A few bearded seals were seen on ice floes and the Prince Albert II was positioned in such a way that we could see one of the floes with a seal drifting past at close distance. Heading back into the Sund, spectacular views of mountains, glaciers, and waterfalls were had during most of the passage. One of the mountains to our starboard had a height of 1757 meters!
Around 14:30 I went ashore with Robin to check out a possible landing this afternoon. The locals at Augpilagtoq were quite surprised to see a large Zodiac with a driver and one “passenger”. As soon as we could talk to them, we were given permission to land. The wind was picking up and Robin returned with Timo, our contact. On board, the decision was taken to refrain from a landing, as the wind was too strong. When Robin returned, he gave Timo and the villagers 4 large bags of surplus gum boots as a gift.
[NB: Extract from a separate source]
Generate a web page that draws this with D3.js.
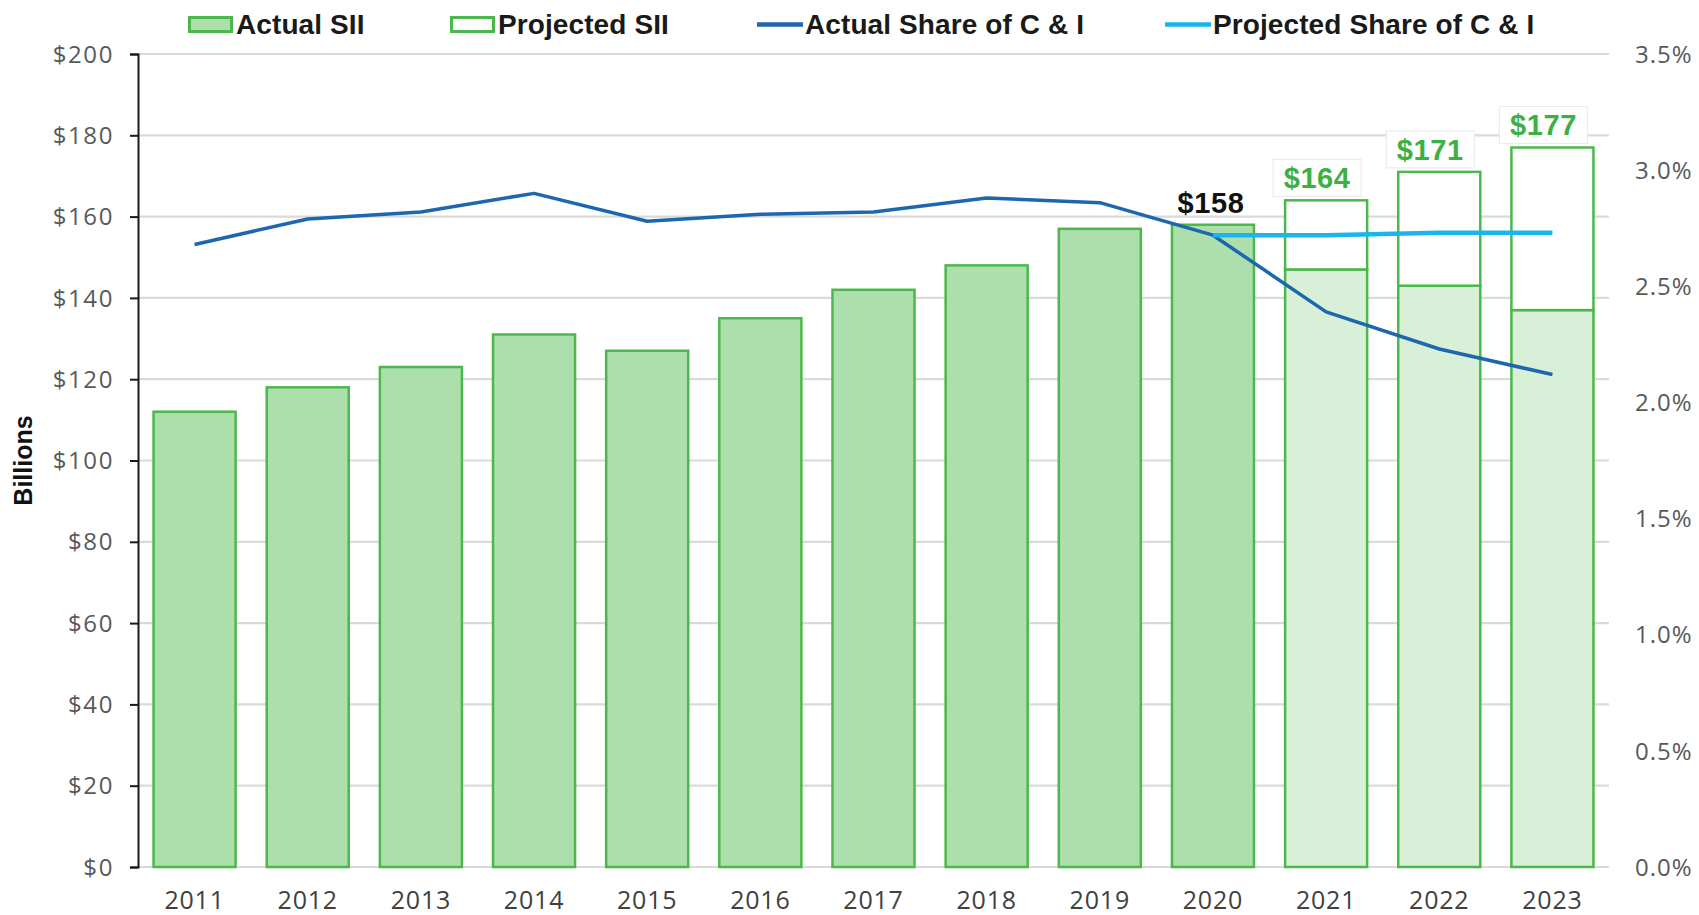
<!DOCTYPE html>
<html>
<head>
<meta charset="utf-8">
<script src="https://cdn.jsdelivr.net/npm/d3@7"></script>
<style>
  html, body { margin: 0; padding: 0; background: #fff; }
  svg { display: block; }
</style>
</head>
<body>
<svg id="chart" width="1699" height="915"></svg>
<script>
// ---- data -------------------------------------------------------------
const years = ["2011","2012","2013","2014","2015","2016","2017","2018","2019","2020","2021","2022","2023"];
// Actual SII ($ billions)
const actualSII = [112, 118, 123, 131, 127, 135, 142, 148, 157, 158];
// Projected SII totals and the filled lower portion of each projected bar
const projectedYears = ["2021", "2022", "2023"];
const projectedSII = [164, 171, 177];
const projectedBase = [147, 143, 137];
// Share of C & I loans (%)
const actualShare = [2.68, 2.79, 2.82, 2.90, 2.78, 2.81, 2.82, 2.88, 2.86, 2.72, 2.39, 2.23, 2.12];
const projectedShareYears = ["2020", "2021", "2022", "2023"];
const projectedShare = [2.72, 2.72, 2.73, 2.73];
// axis ticks
const leftTicks = [0, 20, 40, 60, 80, 100, 120, 140, 160, 180, 200];
const rightTicks = [0, 0.5, 1.0, 1.5, 2.0, 2.5, 3.0, 3.5];

// ---- layout -----------------------------------------------------------
const plot = { left: 138, right: 1609, top: 54, bottom: 867 };
const GREEN = "#4cb84c";
const FILL_ACTUAL = "#addfad";
const FILL_PROJ = "#d8f0d8";
const DARK_BLUE = "#1c67ad";
const LIGHT_BLUE = "#19b5ec";
const LABEL_FONT = "'Liberation Sans', Arial, sans-serif";
const TICK_FONT = "'Open Sans', 'Noto Sans', sans-serif";

const svg = d3.select("#chart");

const x = d3.scaleBand()
  .domain(years)
  .range([plot.left, plot.right])
  .paddingInner(0.275)
  .paddingOuter(0.1375);
const cx = d => x(d) + x.bandwidth() / 2;

const y = d3.scaleLinear().domain([0, 200]).range([plot.bottom, plot.top]);
const yR = d3.scaleLinear().domain([0, 3.5]).range([plot.bottom, plot.top]);

// ---- gridlines --------------------------------------------------------
svg.append("g")
  .selectAll("line")
  .data(leftTicks)
  .join("line")
  .attr("x1", plot.left).attr("x2", plot.right)
  .attr("y1", d => y(d)).attr("y2", d => y(d))
  .attr("stroke", "#dadada")
  .attr("stroke-width", 2.2);

// ---- left axis --------------------------------------------------------
const leftAxis = svg.append("g")
  .attr("transform", `translate(${plot.left},0)`)
  .call(d3.axisLeft(y).tickValues(leftTicks).tickSize(8).tickPadding(16).tickFormat(d => "$" + d));
leftAxis.select(".domain").attr("stroke", "#1a1a1a").attr("stroke-width", 2);
leftAxis.selectAll(".tick line").attr("stroke", "#1a1a1a").attr("stroke-width", 2);
leftAxis.selectAll(".tick text")
  .attr("fill", "#595959")
  .style("font-family", TICK_FONT)
  .style("font-size", "24px")
  .style("letter-spacing", "1.6px")
  .attr("dy", "0.34em");

// ---- right axis (labels only) -----------------------------------------
const rightAxis = svg.append("g")
  .attr("transform", `translate(${plot.right},0)`)
  .call(d3.axisRight(yR).tickValues(rightTicks).tickSize(0).tickPadding(26).tickFormat(d => d.toFixed(1) + "%"));
rightAxis.select(".domain").remove();
rightAxis.selectAll(".tick text")
  .attr("fill", "#595959")
  .style("font-family", TICK_FONT)
  .style("font-size", "24px")
  .style("letter-spacing", "1px")
  .attr("dy", "0.34em");

// ---- x labels ---------------------------------------------------------
const xAxis = svg.append("g")
  .attr("transform", `translate(0,${plot.bottom})`)
  .call(d3.axisBottom(x).tickSize(0).tickPadding(24));
xAxis.select(".domain").remove();
xAxis.selectAll(".tick text")
  .attr("fill", "#404040")
  .style("font-family", TICK_FONT)
  .style("font-size", "25px")
  .style("letter-spacing", "0.8px")
  .attr("dy", "0.71em");

// ---- y axis title -----------------------------------------------------
svg.append("text")
  .attr("transform", `translate(32,${(plot.top + plot.bottom) / 2}) rotate(-90)`)
  .attr("text-anchor", "middle")
  .style("font-family", LABEL_FONT)
  .style("font-weight", "bold")
  .style("font-size", "25px")
  .attr("fill", "#111")
  .text("Billions");

// ---- bars -------------------------------------------------------------
const actualData = actualSII.map((v, i) => ({ year: years[i], value: v }));
svg.append("g")
  .selectAll("rect")
  .data(actualData)
  .join("rect")
  .attr("x", d => x(d.year))
  .attr("width", x.bandwidth())
  .attr("y", d => y(d.value))
  .attr("height", d => y(0) - y(d.value))
  .attr("fill", FILL_ACTUAL)
  .attr("stroke", GREEN)
  .attr("stroke-width", 2.5);

const projData = projectedYears.map((yr, i) => ({ year: yr, total: projectedSII[i], base: projectedBase[i] }));
const projG = svg.append("g");
projG.selectAll("rect.base")
  .data(projData)
  .join("rect")
  .attr("class", "base")
  .attr("x", d => x(d.year))
  .attr("width", x.bandwidth())
  .attr("y", d => y(d.base))
  .attr("height", d => y(0) - y(d.base))
  .attr("fill", FILL_PROJ)
  .attr("stroke", GREEN)
  .attr("stroke-width", 2.5);
projG.selectAll("rect.top")
  .data(projData)
  .join("rect")
  .attr("class", "top")
  .attr("x", d => x(d.year))
  .attr("width", x.bandwidth())
  .attr("y", d => y(d.total))
  .attr("height", d => y(d.base) - y(d.total))
  .attr("fill", "#fff")
  .attr("stroke", GREEN)
  .attr("stroke-width", 2.5);

// ---- share lines ------------------------------------------------------
const line = d3.line().x(d => cx(d.year)).y(d => yR(d.value));
svg.append("path")
  .datum(actualShare.map((v, i) => ({ year: years[i], value: v })))
  .attr("d", line)
  .attr("fill", "none")
  .attr("stroke", DARK_BLUE)
  .attr("stroke-width", 3.5)
  .attr("stroke-linejoin", "round");
svg.append("path")
  .datum(projectedShare.map((v, i) => ({ year: projectedShareYears[i], value: v })))
  .attr("d", line)
  .attr("fill", "none")
  .attr("stroke", LIGHT_BLUE)
  .attr("stroke-width", 4.5)
  .attr("stroke-linejoin", "round");

// ---- value labels -----------------------------------------------------
const lastActual = actualData[actualData.length - 1];
svg.append("text")
  .attr("x", cx(lastActual.year) - 2)
  .attr("y", y(lastActual.value) - 12)
  .attr("text-anchor", "middle")
  .style("font-family", LABEL_FONT)
  .style("font-weight", "bold")
  .style("font-size", "29px")
  .style("letter-spacing", "0.6px")
  .attr("fill", "#111")
  .text("$" + lastActual.value);

const lbl = svg.append("g").selectAll("g")
  .data(projData)
  .join("g")
  .attr("transform", d => `translate(${cx(d.year) - 9},${y(d.total) - 12})`);
lbl.append("rect")
  .attr("x", -44).attr("y", -29)
  .attr("width", 88).attr("height", 37)
  .attr("fill", "#fff")
  .attr("stroke", "#ececec")
  .attr("stroke-width", 1.2);
lbl.append("text")
  .attr("text-anchor", "middle")
  .style("font-family", LABEL_FONT)
  .style("font-weight", "bold")
  .style("font-size", "29px")
  .style("letter-spacing", "0.6px")
  .attr("fill", "#3cb043")
  .text(d => "$" + d.total);

// ---- legend -----------------------------------------------------------
const legendItems = [
  { label: "Actual SII", type: "box", fill: FILL_ACTUAL, x: 188 },
  { label: "Projected SII", type: "box", fill: "#fff", x: 450 },
  { label: "Actual Share of C & I", type: "line", color: DARK_BLUE, x: 757 },
  { label: "Projected Share of C & I", type: "line", color: LIGHT_BLUE, x: 1165 }
];
const leg = svg.append("g").selectAll("g")
  .data(legendItems)
  .join("g")
  .attr("transform", d => `translate(${d.x},0)`);
leg.filter(d => d.type === "box").append("rect")
  .attr("x", 1.5).attr("y", 17.5)
  .attr("width", 42).attr("height", 14)
  .attr("fill", d => d.fill)
  .attr("stroke", GREEN)
  .attr("stroke-width", 3);
leg.filter(d => d.type === "line").append("line")
  .attr("x1", 0).attr("x2", 46)
  .attr("y1", 24.5).attr("y2", 24.5)
  .attr("stroke", d => d.color)
  .attr("stroke-width", 4.5);
leg.append("text")
  .attr("x", 48)
  .attr("y", 33.5)
  .style("font-family", LABEL_FONT)
  .style("font-weight", "bold")
  .style("font-size", "28px")
  .style("letter-spacing", "0.1px")
  .attr("fill", "#1a1a1a")
  .text(d => d.label);
</script>
</body>
</html>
Returning to the Prince Albert II, the wind seemed to die down. Eventually an hour later, after positioning the ship into a protected part of the Sund, the decision to go ashore was taken. The Zodiacs were lowered and some 87 guests went ashore to explore this very isolated part of Greenland.
While the village was visited, the church choir offered to sing in their little church. Almost 7% of the population gathered inside the church –apart from 40 guests- and two hymns were sung in Greenlandic. It was a beautiful experience, and an appropriate one for a Sunday.
Much to our surprise the ship’s horn sounded around 17:30, indicating that we had to return immediately to the landing site. As it turned out, the wind had gained in strength and it was going to be more and more difficult to get back onboard. In the meantime, Captain Golubev had brought the Prince Albert II closer to the village and the Zodiac-ride home was smoother than expected, although the Prince Albert II was listing to starboard and the whirlpools were being emptied by the wind.
The final leg of our passage through Prins Christian Sund was the most spectacular with high mountains on both sides, showing sharp peaks and glaciers.
Recap was postponed to allow for undisturbed viewing, and Robin announced over the PA system what we were planning for tomorrow. Colleen was asked to add a few words to the new program, explaining the importance of the three Viking sites we intended to visit on Monday and Tuesday.
A warning was then issued, hinting at rough seas between 22:00 and 03 a.m., and portholes were closed by crewmembers to be on the safe side. As we were asked to put all valuables safely away, my computer had to be closed and put away, too, shortly before 21:00.